After mowing down some buttery-delicious mangoes, Natasha and I headed to find the flower market and then hop a boat back to Chinatown, where we planned to have dinner. Completely lacking my normal intuition about cardinal directions in this city, we asked some police men where the flower market was, and got both a handshake and “welcome to our country” from the uniformed men. Possibly the best interaction with police that I have ever had, I am starting to believe all this stuff people say about the Thais being extremely hospitable. Even yesterday, I was just blankly staring at a map in the subway, for no reason at all, and had two people come up and ask me if I needed any help. And this is not like the help of Nepal, where they wanted money and/or something in return… it was genuine concern for my well being. Amazing.

 

We made it to the flower market, another sensory overload, where the scents of roses and carnations, orchids and marigolds mixed with fish sauce and veggies frying, as the market closed up and vendors began to make their dinners. There were more flowers in one place than I have ever seen in my life.  Little old ladies were crouched around buds, sewing them into ornate offerings, and people scuttled about them with armloads of bouquets to take home.

 

We made it onto a river boat, quite a nice way to get out of the street and crowds of the city, and wound our way around the Chao Phraya to Chinatown. We intended to find a ‘street food market’ that I had read about, but I neither knew where it was nor had brought my book with me, so it was kind of a shot in the dark. We had been walking all day in flip-flops, and were thoroughly exhausted, sweaty, and in dire need of food. After about an hours worth of walking around what we thought was Chinatown, we were ready to give up. Nothing was open, we didn’t see any street vendors, and no one was out walking. Where in the world are Chinese restaurants not open all the time?? When we had almost given up hope and were about to go to the only soup shop we saw, we spotted a sign in English. The sign announced that we were entering “Yaowarat Road” one of the “busiest food hovels in all of Bangkok”. Fifty steps later and we were taken directly to China. Blazing lighted signs announcing restaurants, a street full of taxis, buses, and people, and street stalls- hundreds of them- lined the sidewalks.
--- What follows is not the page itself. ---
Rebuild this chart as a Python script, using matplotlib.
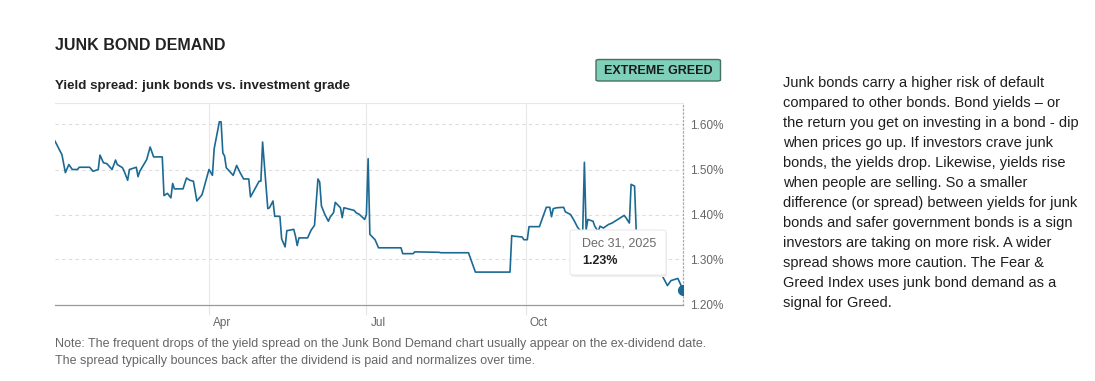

We wondered where it all had come from, as not a ½ block earlier we had seen no one around.

 

The only thing that was open on the street were the few restaurants, expensive places serving rare seafood, but street stalls filled nearly every inch of sidewalk and curb space, so that in order to see what they all were, you had to walk in the street with the traffic. Perhaps fortunately, not many of the stalls signs were in English. If they had been , we may never have decided what to eat. Instead, we got BBQ pork buns (bao) for about $0.50 as an appetizer, and then moved on the BBQ kebab section ($1), where each kebab had 4 huge pieces of chicken, two peppers, a pineapple piece, and a tomato. We wanted something to finalize the meal, like noodles or soup, but nothing of the sort was in English. Slightly scared that we would unknowingly be fed shark fin, we took the risk and went to a soup stall. Pointing to the one picture on their sign, we pantomimed that we would like what was photographed (a clear soup with some noodles, and some other little surprise balls, etc.). The man looked at us a little funny, shrugged, and pointed to the two prices- did we want the $1 or $1.50 option?